MV: My use of repeated phrasing is intentional, and a touchstone of my style. It was directly influenced by repetition in music.
GM: I know that you are a professing Christian, as well, and while I wouldn’t say these were “Christian stories” in the traditional Christian bookseller sense, religion—both Christian and pagan—plays a huge role in the Light’s End mythology. I know that, in my own experience, people assume that writing from a “Christian worldview” just means I won’t have cussing or extreme violence or blatant sex or whatever—but I think you’ve tapped into the deeper things that a Christian worldview can bring to a story. It’s very subtle, but there are questions of faith and religion and the supernatural’s place in our everyday lives and how the beliefs of our ancestors shape our own reality. How has your faith affected your writing, or do you feel that it hasn’t?
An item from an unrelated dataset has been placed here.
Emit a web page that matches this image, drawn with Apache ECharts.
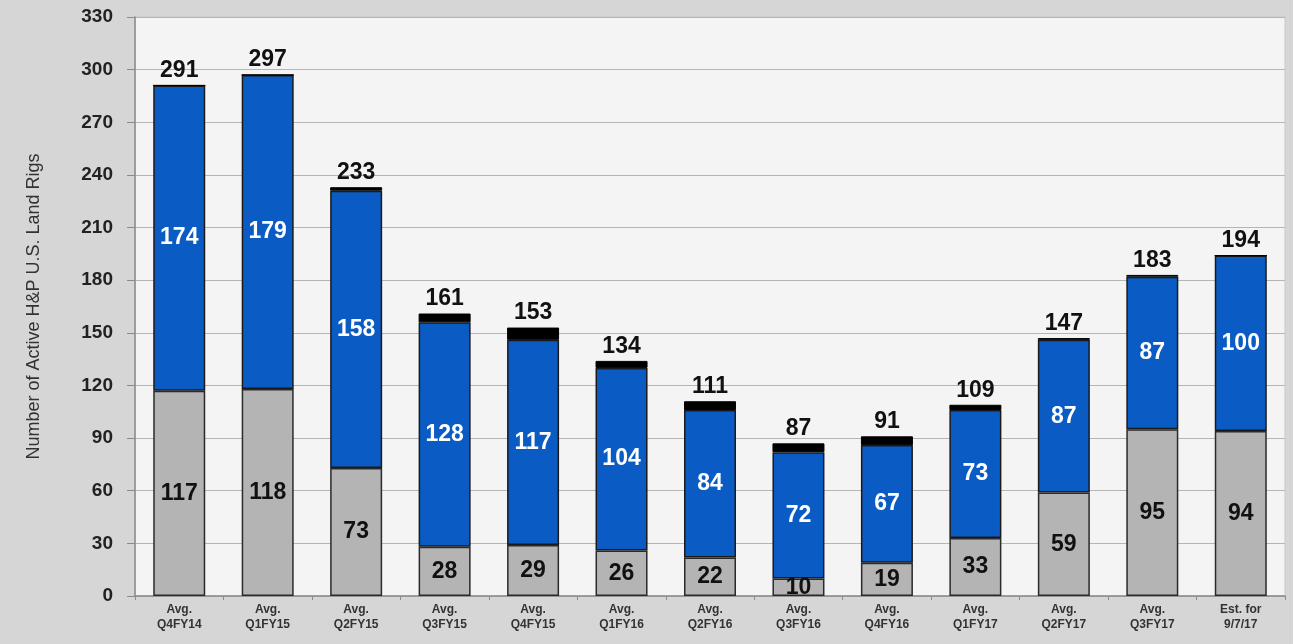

MV: My faith has deeply influenced every aspect of my life, and, therefore, must be present in my writing for me to be true to myself. It was never my intention to write traditional horror stories, or even traditional short stories; I wanted my style, while steeped in the culture that has surrounded my life, and influenced by the writers that I have loved so much, to be my style, my voice, me. I knew that the style itself would not only limit my audience, but the number of editors and publishers who would accept it, but I had come to that time in my life where I wanted to write exactly what I wanted to write whether it sold or not.
GM: Winding down, now, when’s Weird Horror Tales: The Feasting slated to be loosed on the world?
MV: The second braided novel will be published in September or October of 2010.
GM: I'll definitely be looking for it! Alright, Michael Vance, any parting words of wisdom?
MV: Live life for the glory of God.
Thanks to Michael Vance for stopping by, and everybody be sure to check out Weird Horror Tales! If you're a fan of old school pulp horror, you won't be disappointed.